La pression sous les projecteurs
Un documentaire se penche sur les patineurs artistiques
S’habiller en noir. Rentrer son ventre. Serrer ses fesses. Compter les calories ingérées. Chez les patineuses et patineurs d’élite, obsession du corps idéal, troubles alimentaires et autres démons éclipsent parfois le plaisir des vrilles et des pirouettes.
Pression, le nouveau documentaire du Bureau d’enquête à aboutir sur Club illico à compter d’aujourd’hui, porte bien son nom. Parce que derrière les triples axels et les jolis costumes à paillettes des idoles du patinage artistique, s’en cache justement beaucoup, de la pression.
Pour rester mince. Pour continuer à performer après une blessure. Pression financière, également, parce que la pratique du sport s’avère tellement coûteuse que l’échec ne se révèle absolument pas une issue envisageable.
La journaliste Marie-christine Noël a ellemême fait du patinage artistique jusqu’à l’adolescence, jusqu’à atteindre le niveau intermédiaire. Et déjà, à l’époque, elle sentait le poids des attentes, des exigences démesurées, la culture du silence et même parfois le dégoût du sport.
NORMALISER LA SOUFFRANCE
Marie-christine Noël a donc eu envie d’exposer le revers de la médaille d’un milieu où on normalise la souffrance, où celle-ci devient synonyme de réussite.

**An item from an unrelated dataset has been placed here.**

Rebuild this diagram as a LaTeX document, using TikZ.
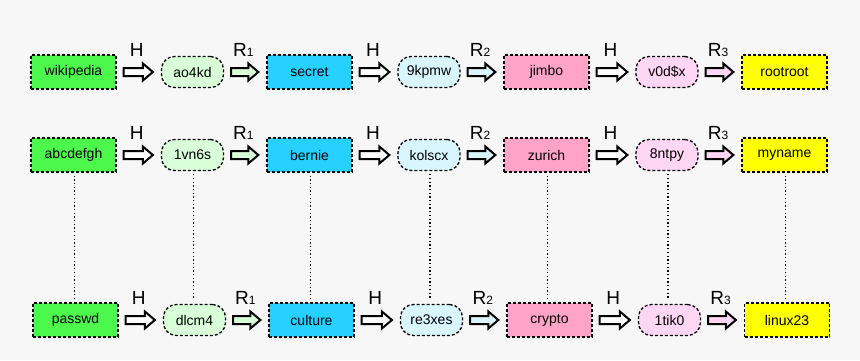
\documentclass[tikz,border=0pt]{standalone}
\usepackage{fontspec}
\setmainfont{Liberation Sans}
\usetikzlibrary{calc}
\definecolor{bg}{HTML}{F7F7F7}
\definecolor{gbox}{HTML}{4CF84C}
\definecolor{glite}{HTML}{D9FFD9}
\definecolor{cbox}{HTML}{26D0FF}
\definecolor{clite}{HTML}{D9F6FF}
\definecolor{pbox}{HTML}{FFA3C8}
\definecolor{plite}{HTML}{FFD6F4}
\definecolor{ybox}{HTML}{FFFF00}
\tikzset{
  base/.style={draw=black, line width=1.3pt, dash pattern=on 3pt off 2pt, font=\fontsize{14}{16}\selectfont, text=black, inner sep=0pt},
  pw/.style={base, rectangle, minimum width=85pt, minimum height=34pt},
  hs/.style={base, rounded corners=13pt, minimum width=62pt, minimum height=31pt},
  blk/.style={draw=black, line width=2pt, line join=miter},
  lbl/.style={font=\fontsize{19}{22}\selectfont, anchor=base, inner sep=0pt, text=black},
  link/.style={draw=black, line width=1.3pt, dash pattern=on 1.3pt off 2.4pt, shorten <=3pt, shorten >=4pt}
}
\newcommand{\Rsub}[1]{R{\fontsize{12}{12}\selectfont #1}}
\newcommand{\mkarrow}[5]{%
  \draw[blk, fill=#3] let \p1=(#1.east), \p2=(#2.west) in
    (\x1+7pt,\y1+4pt) -- (\x2-18pt,\y1+4pt) -- (\x2-18pt,\y1+8.5pt) -- (\x2-8pt,\y1)
    -- (\x2-18pt,\y1-8.5pt) -- (\x2-18pt,\y1-4pt) -- (\x1+7pt,\y1-4pt) -- cycle;
  \node[lbl] (#5) at ($(#1.east)!0.5!(#2.west)+(-2pt,16pt)$) {#4};
}
\begin{document}
\begin{tikzpicture}[x=1pt,y=-1pt]
\fill[bg] (0,0) rectangle (860,360);
\useasboundingbox (0,0) rectangle (860,360);
% row 1
\node[pw, fill=gbox] (a1) at (73.5,72) {wikipedia};
\node[hs, fill=glite] (a2) at (192.5,72) {ao4kd};
\node[pw, fill=cbox] (a3) at (309.5,72) {secret};
\node[hs, fill=clite] (a4) at (429,72) {9kpmw};
\node[pw, fill=pbox] (a5) at (546.5,72) {jimbo};
\node[hs, fill=plite] (a6) at (667,72) {v0d\$x};
\node[pw, fill=ybox] (a7) at (784.5,72) {rootroot};
% row 2
\node[pw, fill=gbox] (b1) at (73.5,155) {abcdefgh};
\node[hs, fill=glite] (b2) at (192.5,155) {1vn6s};
\node[pw, fill=cbox] (b3) at (309.5,155) {bernie};
\node[hs, fill=clite] (b4) at (429,155) {kolscx};
\node[pw, fill=pbox] (b5) at (546.5,155) {zurich};
\node[hs, fill=plite] (b6) at (667,155) {8ntpy};
\node[pw, fill=ybox] (b7) at (784.5,155) {myname};
% row 3
\node[pw, fill=gbox] (c1) at (75.5,320) {passwd};
\node[hs, fill=glite] (c2) at (194.5,320) {dlcm4};
\node[pw, fill=cbox] (c3) at (311.5,320) {culture};
\node[hs, fill=clite] (c4) at (431.5,320) {re3xes};
\node[pw, fill=pbox] (c5) at (549.5,320) {crypto};
\node[hs, fill=plite] (c6) at (669.5,320) {1tik0};
\node[pw, fill=ybox] (c7) at (787,320) {linux23};
% arrows
\foreach \r in {a,b,c}{
  \mkarrow{\r1}{\r2}{white}{H}{\r h1}
  \mkarrow{\r2}{\r3}{glite}{\Rsub{1}}{\r r1}
  \mkarrow{\r3}{\r4}{white}{H}{\r h2}
  \mkarrow{\r4}{\r5}{clite}{\Rsub{2}}{\r r2}
  \mkarrow{\r5}{\r6}{white}{H}{\r h3}
  \mkarrow{\r6}{\r7}{plite}{\Rsub{3}}{\r r3}
}
% dotted links
\foreach \i in {1,...,7}{
  \draw[link] ($(b\i.south)+(1pt,0)$) -- ($(b\i.south |- c\i.north)+(1pt,0)$);
}
\end{tikzpicture}
\end{document}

Dans le grand reportage réalisé par Ninon Pednault, les athlètes Joannie Rochette, Cynthia Phaneuf, Jessica Dubé, Shawn Sawyer, Charlie Bilodeau et Julianne Séguin, ainsi que Camille Ruest, qui fait actuellement partie de l’équipe canadienne de patinage artistique, témoignent de leur expérience et des standards inatteignables qu’eux-mêmes, ou des collègues, ont dû s’imposer en espérant briller toujours davantage dans leur discipline.
« Ils ont eu envie de parler pour changer ces mentalités-là », note Ninon Pednault.
Fait intéressant, Patinage Québec et Patinage Canada ont refusé – par courriel – d’intervenir dans le film.
« J’aurais aimé leur poser des questions sur les témoignages qu’on a eus, précise Marie-christine Noël, mais on n’a pas pu le faire. Dès le début de l’enquête, on se faisait dire que ça serait difficile de leur parler. »
L’HUMAIN AVANT TOUT
Pourquoi le monde du sport, dont celui du patinage artistique, est-il si dur, et place-t-il la barre si haut pour ses vedettes ?
« Faire du sport entraîne énormément de sacrifices, avance Marie-christine Noël. On rate des sorties d’école, on doit s’entraîner beaucoup. Avec ces sacrifices, la seule chose à laquelle on pense, c’est d’être numéro un, d’avoir la médaille et de monter sur le podium. Si, en plus, ces sacrifices nous ont amenés à être malade ou blessé, c’est sûr que le but devient d’avoir une médaille, parce qu’on se dit qu’on ne veut pas avoir fait ça pour être 5e, 6e ou 9e. Est-ce que c’est une bonne mentalité ? C’est questionnable. Même finir sixième aux Olympiques, ça reste pourtant exceptionnel, mais quand on a reçu l’idée qu’il fallait absolument finir dans le top 3, c’est difficile à défaire. Et c’est, paradoxalement, une grande motivation aussi… »
Le documentaire Pression sera en ligne sur Club illico dès aujourd’hui.